Изменить размер шрифта - +

Уилл подавил в себе жгучее желание пробить кулаком деревянное сиденье. Вместо этого он обратил свой гнев на оловянную кружку, смяв ее.

— Вы не понимаете, мое увлечение — риск для нашей миссии.

— Я сам подготавливал вас. И я знаю, на что вы способны, — ответил Кармайкл, теперь в его голосе прозвучал металл. — Так мы договорились?

Уилл осторожно поставил смятую кружку на скамью. Он предпочел не давить больше на Кармайкла. У этого человека был характер бульдога, хотя выглядел он весьма элегантно. И было ясно: уж если Кармайкл принял решение, то не изменит его.

Кроме того, Уилл понимал: Кармайкл прав. Было опасно вводить в игру нового агента на этой стадии. Очень опасно. По правде говоря, его чувства к леди Люсинде только заставят его еще решительнее охранять ее от Гаренна.

Возможно, вот и ответ — сосредоточиться на злости к Гаренну и оставить все прочие эмоции.

— Да, мы договорились, — ответил он наконец, упираясь локтями в колени и потирая виски.

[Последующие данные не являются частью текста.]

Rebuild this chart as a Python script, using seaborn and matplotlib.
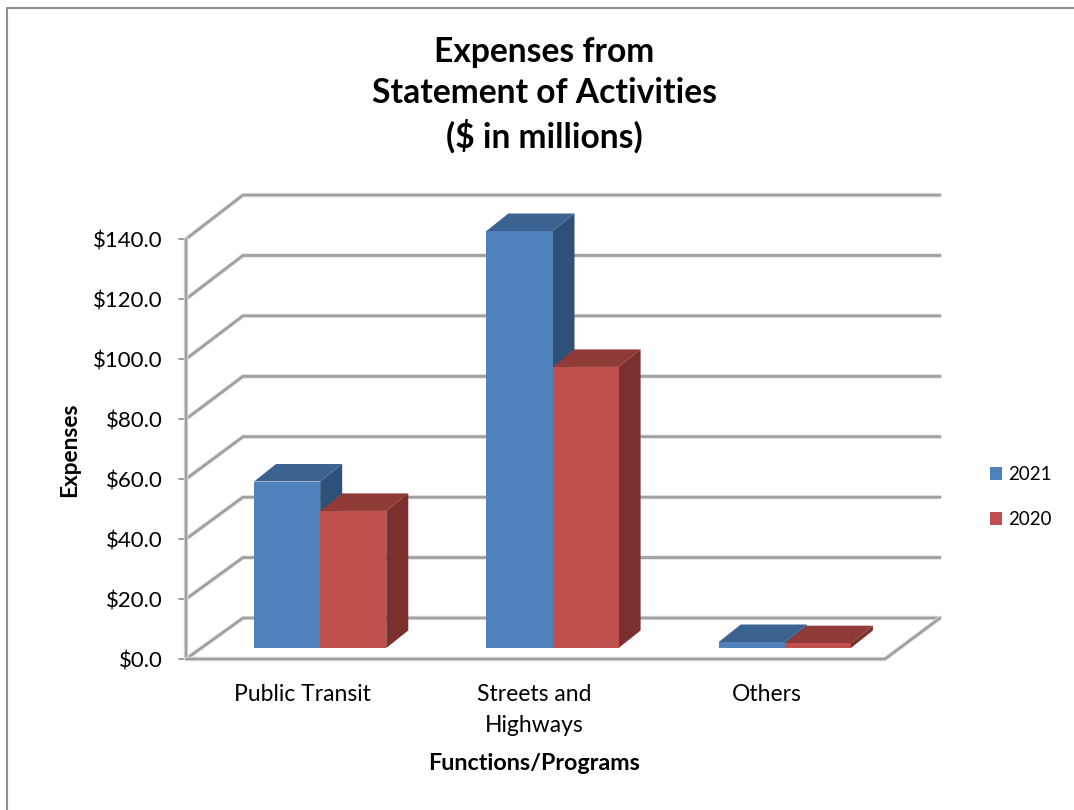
import matplotlib
matplotlib.use("Agg")
import matplotlib.pyplot as plt
import matplotlib.patheffects as pe
from matplotlib.lines import Line2D
from matplotlib.patches import Polygon
from matplotlib.transforms import Affine2D
import pandas as pd
import seaborn as sns

categories = ["Public Transit", "Streets and\nHighways", "Others"]
years = ["2021", "2020"]
values_2021 = [55.5, 139.0, 2.0]
values_2020 = [45.7, 93.7, 1.6]
yticks = [0, 20, 40, 60, 80, 100, 120, 140]
colors = {"2021": "#4f81bd", "2020": "#c0504d"}
top_colors = {"2021": "#3b6291", "2020": "#8f3a37"}
side_colors = {"2021": "#2f5179", "2020": "#7b302e"}

sns.set_theme(style="white")
plt.rcParams["font.family"] = ["Lato", "DejaVu Sans"]

W, H = 1074, 810
fig = plt.figure(figsize=(W / 100, H / 100), dpi=100, facecolor="white")
L, R, B, T = 204, 901, 648, 228
ax = fig.add_axes([L / W, 1 - B / H, (R - L) / W, (B - T) / H])
ax.patch.set_visible(False)

df = pd.DataFrame({
    "category": categories * 2,
    "year": ["2021"] * 3 + ["2020"] * 3,
    "value": values_2021 + values_2020,
})
sns.barplot(data=df, x="category", y="value", hue="year", hue_order=years,
            palette=colors, width=0.569, gap=0, saturation=1, ax=ax,
            linewidth=0, zorder=4, errorbar=None)
ax.set_xlim(-0.5, 2.5)
ax.set_ylim(0, 140)

PX = (R - L) / 3   # pixels per category
PY = (B - T) / 140  # pixels per value unit


def dx(px):
    return px / PX


def dy(px):
    return px / PY


# walls, floor and gridlines
grid_col = "#a0a0a0"
shadow = [pe.withStroke(linewidth=3.2, foreground="#e2e2e2"), pe.Normal()]
x_front_l, x_front_r = -0.5 + dx(-18), -0.5 + dx(681)
x_back_l, x_back_r = -0.5 + dx(39), -0.5 + dx(736)


def wall_line(xs, ys):
    ax.add_line(Line2D(xs, ys, color=grid_col, lw=1.7, clip_on=False, zorder=1,
                       path_effects=shadow, solid_joinstyle="miter"))


for v in yticks:
    y_front = v + dy(-11)
    y_back = v * 1.007 + dy(30)
    wall_line([x_front_l, x_back_l, x_back_r], [y_front, y_back, y_back])
    ax.add_line(Line2D([x_front_l + dx(-7), x_front_l], [y_front, y_front],
                       color="#8c8c8c", lw=1.2, clip_on=False, zorder=1))
wall_line([x_front_l, x_front_l], [dy(-11), 140 + dy(-11)])
wall_line([x_front_l, x_front_r, x_back_r], [dy(-11), dy(-11), dy(30)])

# depth faces of the bars, derived from the seaborn bars
depth_x, depth_y = dx(22), dy(17.5)
for k, container in enumerate(ax.containers):
    year = years[k]
    z = 2 + k
    for rect in container:
        x0, x1 = rect.get_x(), rect.get_x() + rect.get_width()
        h = rect.get_height()
        ax.add_patch(Polygon([(x1, 0), (x1 + depth_x, depth_y), (x1 + depth_x, h + depth_y), (x1, h)],
                             closed=True, fc=side_colors[year], ec="none", clip_on=False, zorder=z))
        ax.add_patch(Polygon([(x0, h), (x1, h), (x1 + depth_x, h + depth_y), (x0 + depth_x, h + depth_y)],
                             closed=True, fc=top_colors[year], ec="none", clip_on=False, zorder=z))

# axes dressing
sns.despine(ax=ax, left=True, bottom=True)
ax.set_xlabel("")
ax.set_ylabel("")
ax.set_yticks(yticks)
ax.set_yticklabels([f"${v:.1f}" for v in yticks])
ax.tick_params(axis="y", length=0, pad=29.5, labelsize=16, labelcolor="black")
ax.tick_params(axis="x", length=0, pad=26, labelsize=16.5, labelcolor="black")
ax.set_xticks(range(3))
ax.set_xticklabels(categories, linespacing=1.6)
for lab in ax.get_yticklabels():
    lab.set_transform(lab.get_transform() + Affine2D().translate(0, -11))
for lab in ax.get_xticklabels():
    lab.set_transform(lab.get_transform() + Affine2D().translate(-18, 0))

handles, labels = ax.get_legend_handles_labels()
ax.legend(handles, labels, loc="center left", bbox_to_anchor=(981 / W, 1 - 497 / H),
          bbox_transform=fig.transFigure, frameon=False, fontsize=13.5, borderpad=0,
          handlelength=0.64, handleheight=0.64, handletextpad=0.32, labelspacing=1.5,
          labelcolor="black")

fig.text(544 / W, 1 - 95 / H, "Expenses from\nStatement of Activities\n($ in millions)",
         ha="center", va="center", fontsize=24.2, fontweight="bold", color="black", linespacing=1.36)
fig.text(70 / W, 1 - 450 / H, "Expenses", rotation=90, ha="center", va="center",
         fontsize=16.3, fontweight="bold", color="black")
fig.text(534 / W, 1 - 764 / H, "Functions/Programs", ha="center", va="center",
         fontsize=16.8, fontweight="bold", color="black")

# chart frame: visible on the left and top edges only
fig.add_artist(Line2D([7 / W, 7 / W, 1], [0, 1 - 7.5 / H, 1 - 7.5 / H],
                      color="#8f8f8f", lw=1.5, transform=fig.transFigure))

fig.savefig("out.png", dpi=100, facecolor="white")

— Вот и хорошо. Теперь — о леди Люсинде. Она, кажется, любит прогулки ранним утром — в одиночестве.

Уилл опустил руки и повернулся к Кармайклу.

— Вы имеете в виду… в сопровождении слуг?

— Нет, говоря «в одиночестве» я именно это и имел в виду. Она твердо сопротивляется всякому эскорту, несмотря на все усилия фурий.

— Господи, вас, должно быть, неправильно информировали. Эти женщины контролируют все. Даже леди Люсинда не могла бы противоречить им.

Кармайкл встал.

— Кажется, вы сами сказали, что она — женщина совершенно необыкновенная.

 

Люсинде хотелось кричать от радости. Ветер развевал пряди ее волос, а толстая коса реяла, как знамя, у нее за спиной, когда она скакала на своем Тристане, сером в яблоках жеребце, по Гайд-парку. Солнце только встало, но уже запели птицы, обещая прекрасный день.

Она слегка натянула поводья, замедляя бег коня, и свернула на любимую дорожку. Люсинда жила своими утренними прогулками — в это время она была свободна от всех, даже от слуг, постоянно сопровождавших ее в другое время, куда бы она ни отправлялась.

Было нелегко, но ей всё же удалось убедить своих тетушек в необходимости таких прогулок — пришлось разными способами добиваться согласия каждой из них. Шарлотте она каждый вечер читала Библию, для Бесси писала под ее диктовку ответы многочисленным почитателям, а для Виктории доставляла втайне от всех ее месячный запас любимого бренди. Такое времяпрепровождение Люсинде не очень-то нравилось. Но дело того стоило.

Правда, она подозревала, что где-то среди дубов, недалеко от восточного входа, где начинались и заканчивались ее прогулки, в течение двух часов, иногда на холоде, томился кто-нибудь из слуг.

Остановив коня возле большого камня, которым она и раньше пользовалась для того, чтобы спешиться, Люсинда подобрала юбки своего зеленого костюма для верховой езды и соскользнула с седла. Тристан же, навострив уши, с интересом разглядывал зеленую травку. Люсинда перебросила поводья через голову гнедого и позволила ему попастись.

Бросив поводья в траву, она с удовольствием села рядом. Почти всю ночь она, возбужденная, вертелась без сна. Не помогла и подушка, которой она накрыла голову.

— Не помогли бы и две подушки, — сообщила Люсинда Тристану. Тот на миг поднял голову, потом продолжил жевать душистую траву.

Разговор с герцогом постоянно мучил ее. Разговор этот был слишком уж откровенным… Ах, что сказала бы Амелия, узнай она об их беседе?..

Но подруга ничего не знала. Пока, по крайней мере. Люсинда ощутила угрызения совести. Свою лучшую подругу она не видела с бала — или, если уж быть совсем честной, с того времени, как познакомилась с герцогом.